Suddenly, she says, there was an enormous crack as she heard as much as felt a baseball bat slam into her skull. Jimmy had clubbed her from behind. She recalls hearing a voice scream in her mind, "Move, or you'll die." She raised her left arm as the bat descended again, she says, deflecting the next blow but leaving her arm numb and useless. Turning as she rose, she reached back with her right hand and began to pull her gun.

She began to pull the trigger, not waiting to aim. The first bullet entered her right leg above the kneecap and exited her calf even as the bat swung again, dislocating her jaw. But the next five bullets found their mark.

The shooting made all the Southern California newspapers. But even though the Escondido police investigation determined that Roberts had killed her husband of fourteen years in self-defense, nervous clients stopped calling.

As Roberts recovered from the beating and shock, she decided she needed to work to take her mind off Jimmy's death. She re-established contact with police in Missouri who were looking for a missing man and also working a separate case in which a little girl had disappeared. But now Hard Copy wasn't half as interested in her abilities as a psychic detective as it was in the grisly details of Jimmy's shooting. She refused to cooperate, she says, and flew to Missouri at her own expense (Roberts claims to have spent $80,000 of her own money helping police over the years).

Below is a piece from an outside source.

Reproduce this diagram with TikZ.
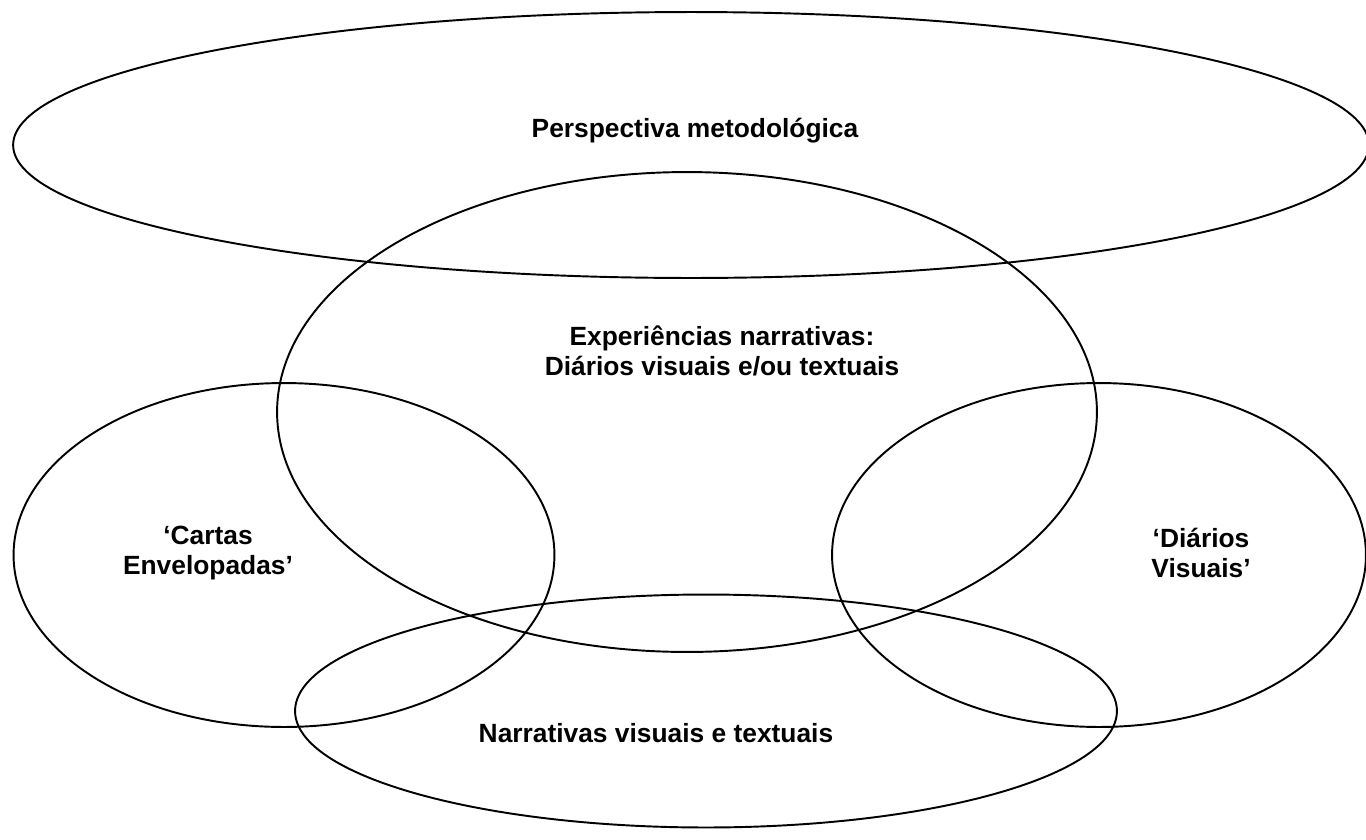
\documentclass[tikz,border=0pt]{standalone}
\usepackage{fontspec}
\setmainfont{Liberation Sans}
\usepackage{tikz}
\usetikzlibrary{shapes.geometric}

\begin{document}
\begin{tikzpicture}[
  x=0.02cm, y=-0.02cm,
  oval/.style={draw, ellipse, line width=1.1pt, inner sep=0pt},
  label/.style={align=center, font=\bfseries\fontsize{15}{17.5}\selectfont}
]
\useasboundingbox (0,0) rectangle (1366,839);

% Elipses
\node[oval, minimum width=27.12cm, minimum height=5.32cm] (persp) at (691,145) {};
\node[oval, minimum width=16.40cm, minimum height=9.60cm] (exper) at (687,412) {};
\node[oval, minimum width=10.82cm, minimum height=6.88cm] (cartas) at (284,555) {};
\node[oval, minimum width=10.68cm, minimum height=6.88cm] (diarios) at (1099,555) {};
\node[oval, minimum width=16.44cm, minimum height=4.66cm] (narr) at (706,711) {};

% Textos
\node[label] (persptxt) at (695,131) {Perspectiva metodológica};
\node[label] (expertxt) at (722,351) {Experiências narrativas:\\Diários visuais e/ou textuais};
\node[label] (cartastxt) at (208,553) {‘Cartas\\Envelopadas’};
\node[label] (diariostxt) at (1201,553) {‘Diários\\Visuais’};
\node[label] (narrtxt) at (656,733) {Narrativas visuais e textuais};

\end{tikzpicture}
\end{document}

Roberts led Missouri detectives to a barn where she said the man who had disappeared had been taken. It was as far as the cops could go. No judge was going to issue a search warrant based on a psychic's word, and the owners of the property were not the sort to help the police. "The case was never solved," says one Missouri detective who asks not to be identified. "To this day, I can't drive by that place without wondering what we would have found."

Roberts says she was prepared to assist police in a nearby county in the case of the missing girl. But the media, by way of a television station contacted by Hard Copy, got wind of her activities. After that night's newscasts, the sheriff's offices of both counties were deluged with angry calls from people accusing the police of employing a witch and promoting satanism. The publicity forced the sheriff to drop Roberts as a consultant.

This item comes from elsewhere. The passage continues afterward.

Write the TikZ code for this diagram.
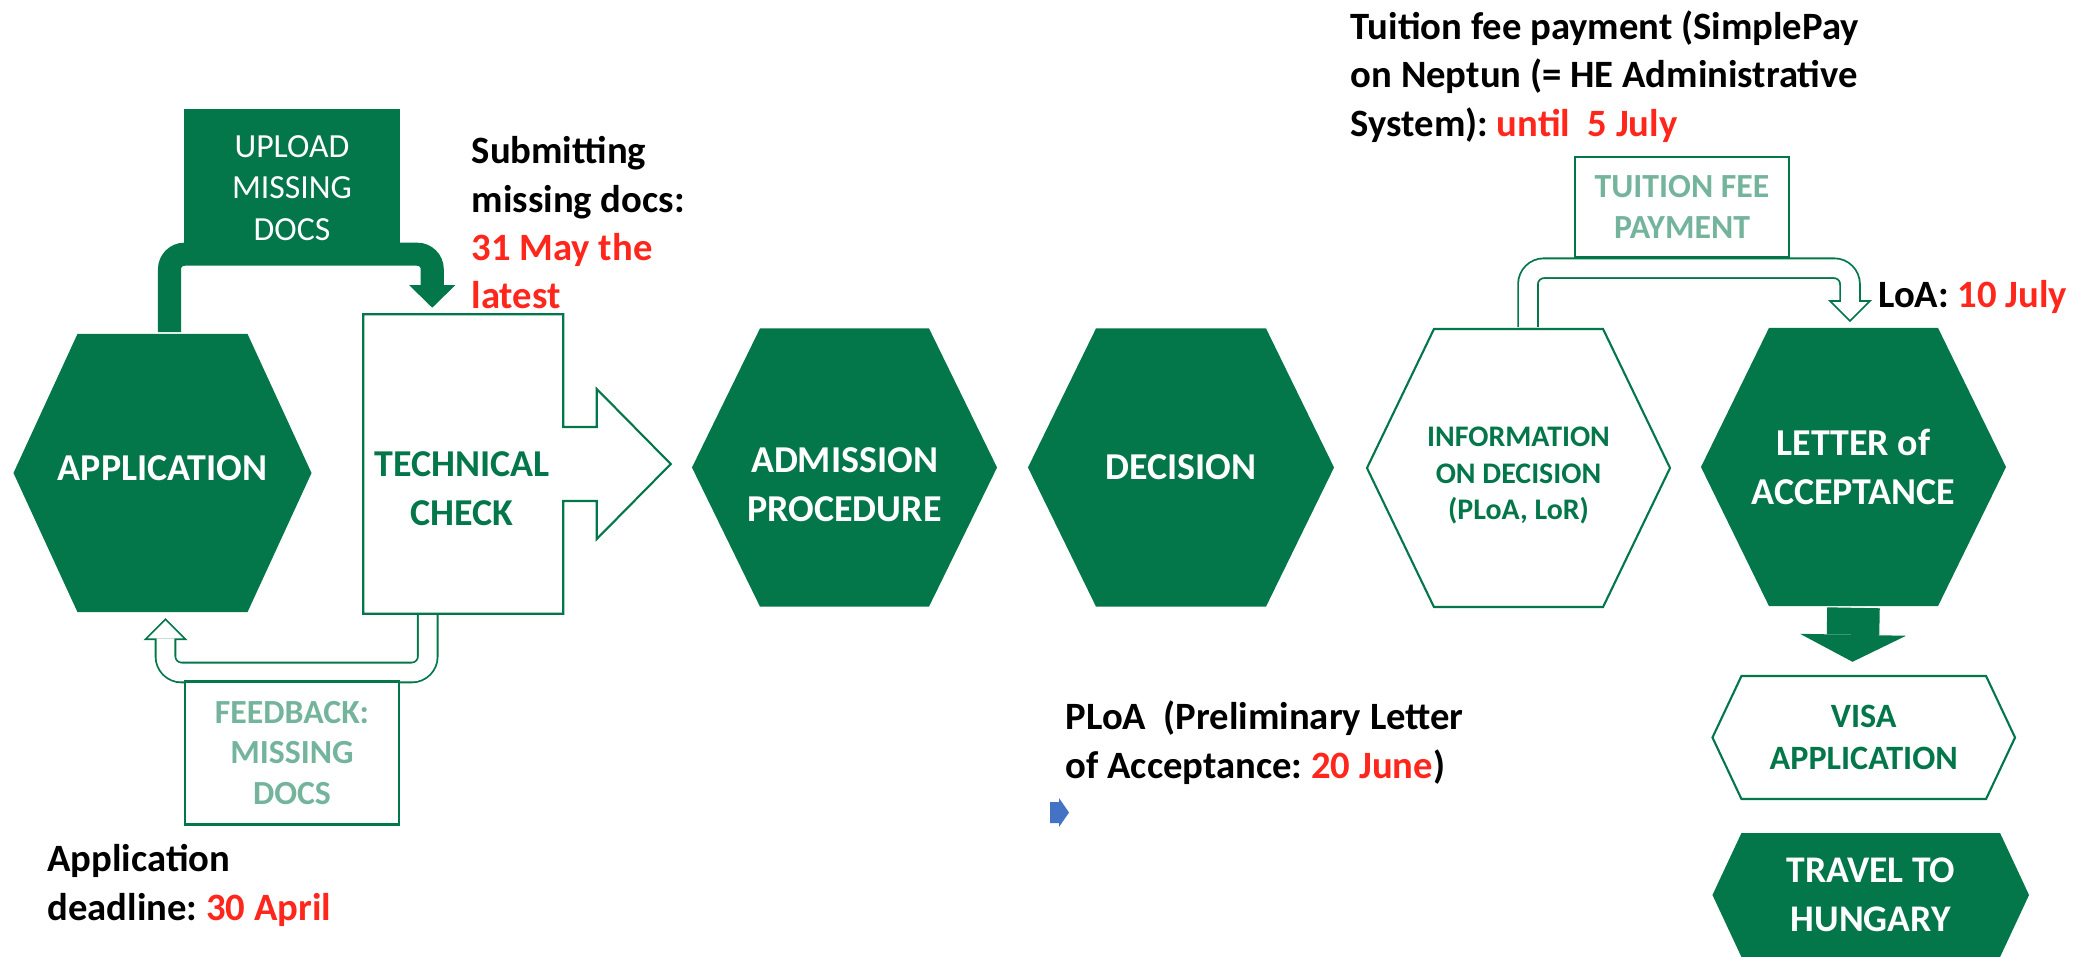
\documentclass[tikz,border=0pt]{standalone}
\usepackage{fontspec}
\setmainfont{Carlito}
\usetikzlibrary{calc,arrows.meta,backgrounds}
\frenchspacing

\definecolor{uniGreen}{HTML}{03764A}
\colorlet{hollowGreen}{uniGreen!55}
\definecolor{noteRed}{RGB}{255,38,28}
\definecolor{blipBlue}{HTML}{4472C4}

\tikzset{
    hexa/.style 2 args={rectangle, inner sep=0pt, align=center,
        path picture={\path[#1]
            ([xshift=0.3pt]path picture bounding box.west)
            -- ([xshift=#2,yshift=-0.3pt]path picture bounding box.north west)
            -- ([xshift=-#2,yshift=-0.3pt]path picture bounding box.north east)
            -- ([xshift=-0.3pt]path picture bounding box.east)
            -- ([xshift=-#2,yshift=0.3pt]path picture bounding box.south east)
            -- ([xshift=#2,yshift=0.3pt]path picture bounding box.south west)
            -- cycle;}},
    hexfill/.style={hexa={fill=uniGreen}{#1}, text=white, font=\bfseries\fontsize{10.8}{13.9}\selectfont},
    hexline/.style={hexa={fill=white, draw=uniGreen, line width=0.6pt}{#1}, text=uniGreen, font=\bfseries\fontsize{8.5}{10.4}\selectfont},
    boxfill/.style={rectangle, fill=uniGreen, inner sep=0pt, align=center, text=white, font=\fontsize{9.6}{11.7}\selectfont},
    boxline/.style={rectangle, draw=uniGreen, line width=0.6pt, fill=white, inner sep=0pt, align=center, text=hollowGreen, font=\bfseries\fontsize{9.6}{11.5}\selectfont},
    note/.style={anchor=base west, inner sep=0pt, align=left, font=\bfseries\fontsize{11}{13.7}\selectfont},
    solidconn/.style={draw=uniGreen, line width=0.23cm, rounded corners=0.15cm, -{Triangle[length=0.225cm,width=0.46cm,line width=0pt]}},
    hollowout/.style={draw=uniGreen, line width=0.215cm, rounded corners=0.16cm, -{Triangle[length=0.22cm,width=0.44cm,line width=0pt]}},
    hollowin/.style={draw=white, line width=0.179cm, rounded corners=0.16cm, shorten >=0.0255cm, -{Triangle[length=0.1765cm,width=0.353cm,line width=0pt]}}
}

\begin{document}
\begin{tikzpicture}[x=0.01cm, y=-0.01cm]
    \useasboundingbox (0,0) rectangle (2075,957);

    % main row
    \node[hexfill=0.65cm, minimum width=3cm, minimum height=2.8cm] (app) at (162.5,473) {APPLICATION\rule[-0.1cm]{0pt}{0.1cm}};
    \node[boxfill, minimum width=2.16cm, minimum height=1.36cm] (upload) at (292,177) {\rule{0pt}{0.44cm}UPLOAD\\MISSING\\DOCS};

    \node[rectangle, inner sep=0pt, minimum width=1.985cm, minimum height=2.98cm] (tech) at (463.25,464) {};
    \draw[draw=uniGreen, line width=0.6pt, fill=white] (tech.north west) -- (tech.north east)
        -- ($(tech.east)+(0,-37)$) -- ($(tech.east)+(33.5,-37)$) -- ($(tech.east)+(33.5,-75)$)
        -- ($(tech.east)+(107.5,0)$)
        -- ($(tech.east)+(33.5,75)$) -- ($(tech.east)+(33.5,37)$) -- ($(tech.east)+(0,37)$)
        -- (tech.south east) -- (tech.south west) -- cycle;
    \node[align=center, text=uniGreen, font=\bfseries\fontsize{10.8}{13.9}\selectfont] (techtext) at (462,489) {TECHNICAL\\CHECK};

    \node[hexfill=0.69cm, minimum width=3.07cm, minimum height=2.8cm] (adm) at (844.5,467.5) {\rule{0pt}{0.6cm}ADMISSION\\PROCEDURE};
    \node[hexfill=0.69cm, minimum width=3.08cm, minimum height=2.8cm] (dec) at (1181,467.5) {DECISION};
    \node[hexline=0.68cm, minimum width=3.05cm, minimum height=2.8cm] (info) at (1518.5,468) {\rule{0pt}{0.35cm}INFORMATION\\ON DECISION\\(PLoA, LoR)};
    \node[hexfill=0.69cm, minimum width=3.07cm, minimum height=2.8cm] (letter) at (1853.5,467) {LETTER of\\ACCEPTANCE};

    % right column
    \node[hexline=0.3cm, minimum width=3.045cm, minimum height=1.25cm, font=\bfseries\fontsize{9.7}{11.9}\selectfont] (visa) at (1863.75,737.5) {VISA\\APPLICATION};
    \node[hexfill=0.3cm, minimum width=3.185cm, minimum height=1.26cm, font=\bfseries\fontsize{10.7}{13.8}\selectfont] (travel) at (1870.75,895) {TRAVEL TO\\HUNGARY};

    % side boxes
    \node[boxline, minimum width=2.145cm, minimum height=1cm] (tuition) at (1682,207) {TUITION FEE\\PAYMENT};
    \node[boxline, minimum width=2.14cm, minimum height=1.43cm] (feedback) at (292,753) {FEEDBACK:\\MISSING\\DOCS};

    % notes (anchored on the last line)
    \node[note] (submitnote) at (471,308.5) {Submitting\\missing docs:\\\textcolor{noteRed}{31 May the}\\\textcolor{noteRed}{latest}};
    \node[note] (feenote) at (1350,136) {Tuition fee payment (SimplePay\\on Neptun (= HE Administrative\\System): \textcolor{noteRed}{until\ \ 5 July}};
    \node[note] (loanote) at (1877.6,307) {LoA: \textcolor{noteRed}{10 July}};
    \node[note] (ploanote) at (1065,778) {PLoA\ \ (Preliminary Letter\\of Acceptance: \textcolor{noteRed}{20 June})};
    \node[note] (deadlinenote) at (46.7,920) {Application\\deadline: \textcolor{noteRed}{30 April}};

    % small blue block arrow
    \fill[blipBlue] (1050,802) -- (1059,802) -- (1059,798) -- (1069,812.5)
        -- (1059,827) -- (1059,823) -- (1050,823) -- cycle;

    % connectors
    \begin{scope}[on background layer]
        \draw[solidconn] ($(app.north)+(7,0)$) |- ($(tech.north)+(-31,-60)$) -- ($(tech.north)+(-31,-6.5)$);

        \draw[hollowout] ($(tech.south)+(-35.5,0)$) |- ($(app.south)+(3,58.7)$) -- ($(app.south)+(3,4.3)$);
        \draw[hollowin] ($(tech.south)+(-35.5,0)$) |- ($(app.south)+(3,58.7)$) -- ($(app.south)+(3,4.3)$);

        \draw[hollowout] ($(info.north)+(9.5,0)$) |- ($(letter.north)+(-3.5,-58)$) -- ($(letter.north)+(-3.5,-4)$);
        \draw[hollowin] ($(info.north)+(9.5,0)$) |- ($(letter.north)+(-3.5,-58)$) -- ($(letter.north)+(-3.5,-4)$);

        \draw[draw=uniGreen, line width=0.525cm, -{Triangle[length=0.27cm,width=1.06cm,line width=0pt]}] (letter.south) -- ($(letter.south)+(-1,54)$);
    \end{scope}

\end{tikzpicture}
\end{document}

"You have to understand," notes the Missouri detective, who says he wishes to remain anonymous to avoid rekindling the controversy, "this is the Bible Belt, and there's not a lot of open minds about such things.

"But I'm a Christian, and I never saw or heard her do anything weird--no calling on demons or strange incantations. I personally believe she has a gift, and I know for a fact that every major law enforcement agency has, and does, use psychics, including the FBI."

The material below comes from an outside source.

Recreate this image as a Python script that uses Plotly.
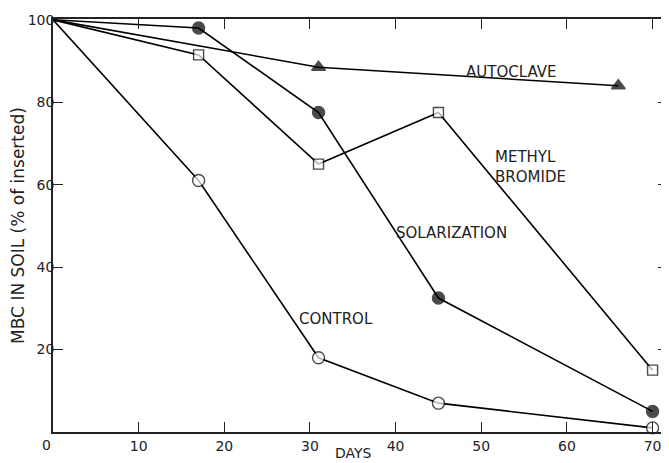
import plotly.graph_objects as go

days_control = [0, 17, 31, 45, 70]
control = [100, 61, 18, 7, 1]
days_solar = [0, 17, 31, 45, 70]
solarization = [100, 98, 77.5, 32.5, 5]
days_mb = [0, 17, 31, 45, 70]
methyl_bromide = [100, 91.5, 65, 77.5, 15]
days_auto = [0, 31, 66]
autoclave = [100, 88.5, 84]

x_ticks = [10, 20, 30, 40, 50, 60, 70]
y_ticks = [20, 40, 60, 80, 100]

FONT = "DejaVu Sans"
INK = "#222"
fig = go.Figure()

def add(x, y, symbol, fill, size):
    fig.add_trace(go.Scatter(
        x=x, y=y, mode="lines+markers",
        line=dict(color="black", width=1.6),
        marker=dict(symbol=symbol, size=[0] + [size] * (len(x) - 1),
                    color=fill, line=dict(color="black", width=1.4)),
        showlegend=False, cliponaxis=False))

add(days_control, control, "circle", "white", 12)
add(days_mb, methyl_bromide, "square", "white", 10)
add(days_solar, solarization, "circle", "black", 12)
add(days_auto, autoclave, "triangle-up", "black", 12)

labels = [
    (53.5, 87.3, "AUTOCLAVE", "center"),
    (51.4, 64.3, "METHYL<br>BROMIDE", "left"),
    (46.5, 48.2, "SOLARIZATION", "center"),
    (33.0, 27.4, "CONTROL", "center"),
]
for x, y, t, al in labels:
    fig.add_annotation(x=x, y=y, text=t, showarrow=False, align=al,
                       xanchor="left" if al == "left" else "center",
                       font=dict(family=FONT, size=15, color=INK))

fig.add_annotation(x=0, y=0, text="0", showarrow=False, xanchor="center",
                   yanchor="top", xshift=-7, yshift=-3,
                   font=dict(family=FONT, size=14, color=INK))
fig.add_annotation(xref="paper", yref="paper", x=0.488, y=0, yanchor="top",
                   yshift=-11, text="DAYS", showarrow=False,
                   font=dict(family=FONT, size=14, color=INK))

fig.update_xaxes(range=[0, 71.8], tickvals=x_ticks, ticks="inside", ticklen=10,
                 tickwidth=1.3, tickcolor=INK, showline=True, linecolor=INK,
                 linewidth=1.6, mirror="ticks", showgrid=False, zeroline=False,
                 automargin=False,
                 tickfont=dict(family=FONT, size=14, color=INK))
fig.update_yaxes(range=[0, 100.2], tickvals=y_ticks, ticks="inside", ticklen=10,
                 tickwidth=1.3, tickcolor=INK, showline=True, linecolor=INK,
                 linewidth=1.6, mirror="ticks", showgrid=False, zeroline=False,
                 automargin=False, ticklabelstandoff=-6,
                 tickfont=dict(family=FONT, size=14, color=INK),
                 title=dict(text="MBC IN SOIL (% of inserted)",
                            font=dict(family=FONT, size=17, color=INK), standoff=0))

# page has an 8px body margin, so the figure is sized to fit inside it
fig.update_layout(width=661, height=455, plot_bgcolor="white", paper_bgcolor="white",
                  margin=dict(l=45, r=1, t=11, b=31))

fig.write_html("out.html")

Roberts returned to California only to become embroiled a year later in another scandal involving a secret police task force formed to investigate the murders of 44 prostitutes and transients in the San Diego area. There were allegations that the deaths were tied to police corruption. Roberts was brought in to assist investigators.

But a confidential internal-affairs investigation report mentioning Roberts's participation on the task force was leaked to the press. The controversial decision to give a self-described psychic access to confidential police information made headlines for weeks.

Embarrassed, police chief Bob Burgreen told the Los Angeles Times that he was unaware Roberts had been used as a consultant by his department. "I would be very skeptical about using a psychic in a criminal investigation," he said. "My feeling is that if psychics were truly psychics, they'd go down to the racetrack and win a million dollars every day."

As the scandal swirled, Roberts watched her private client base, already damaged by the death of her husband, shrivel further. It wasn't until later that another internal-affairs investigation report was leaked to a columnist for the Times, who defended her in a column, noting that she had told San Diego police things about the killings that weren't public knowledge.

Her business ruined by the bad publicity, Roberts decided to leave California. She remembered the hills of Durango and the voices that urged her to find the lost secret of the Anasazi.

Two years later, Roberts waits to hear from Citadel Pictures, which purchased the rights to her life story for a movie or mini-series. She also hopes to resurrect the Hesperus Foundation, a nonprofit organization she created several years ago to fund a group of psychics and private investigators to look into unsolved disappearances and murders of children. And she still offers her assistance to police agencies, with varying degrees of acceptance.

This past year, says Roberts, she contacted police departments in the Denver area regarding the highly publicized kidnapping and murder of Alie Berrelez and the case of a boy taken from an Englewood church and later found alive in Adams County. She never heard back, she says. However, Lieutenant John Tapia of the Santa Fe County Sheriff's Department joined her list of admirers after she helped the department in locating a murder suspect.

"I must admit that I was somewhat skeptical when I learned that Ms. Roberts had contacted our agency," he wrote in a letter that has joined a dozen others that make up her psychic resume. "However, that skepticism quickly vanished. What I found not only helpful, but impressive, was the accuracy of the information."

Another true believer. Still, Roberts hasn't told a whole lot of people about her other quest--the one for the secret to the universe. Experience has taught her that most people might think "it sounds a little crazy."

She recalls a letter she wrote to Louis L'Amour, the famous Western novelist, shortly before his death in 1988. L'Amour, who owned a large ranch near Hesperus, had just written a book, Haunted Mesa, that included references to a doorway to the past guarded by the Anasazi.

Roberts was sure that either consciously or subconciously, L'Amour had tuned into the same vision she had. So she wrote to him, telling him about her vision and asking if he knew of any local legends that might help the search.

L'Amour, who would die a month later, wrote back. But instead of information, he provided her with a warning not to set foot on his property. "If you do," he wrote, "I have a large foreman who will show you the way off."

Roberts shrugs as her jade-green eyes peer out from behind the mask of blue eye shadow. "Not everyone believes me," she says. "At least not right away.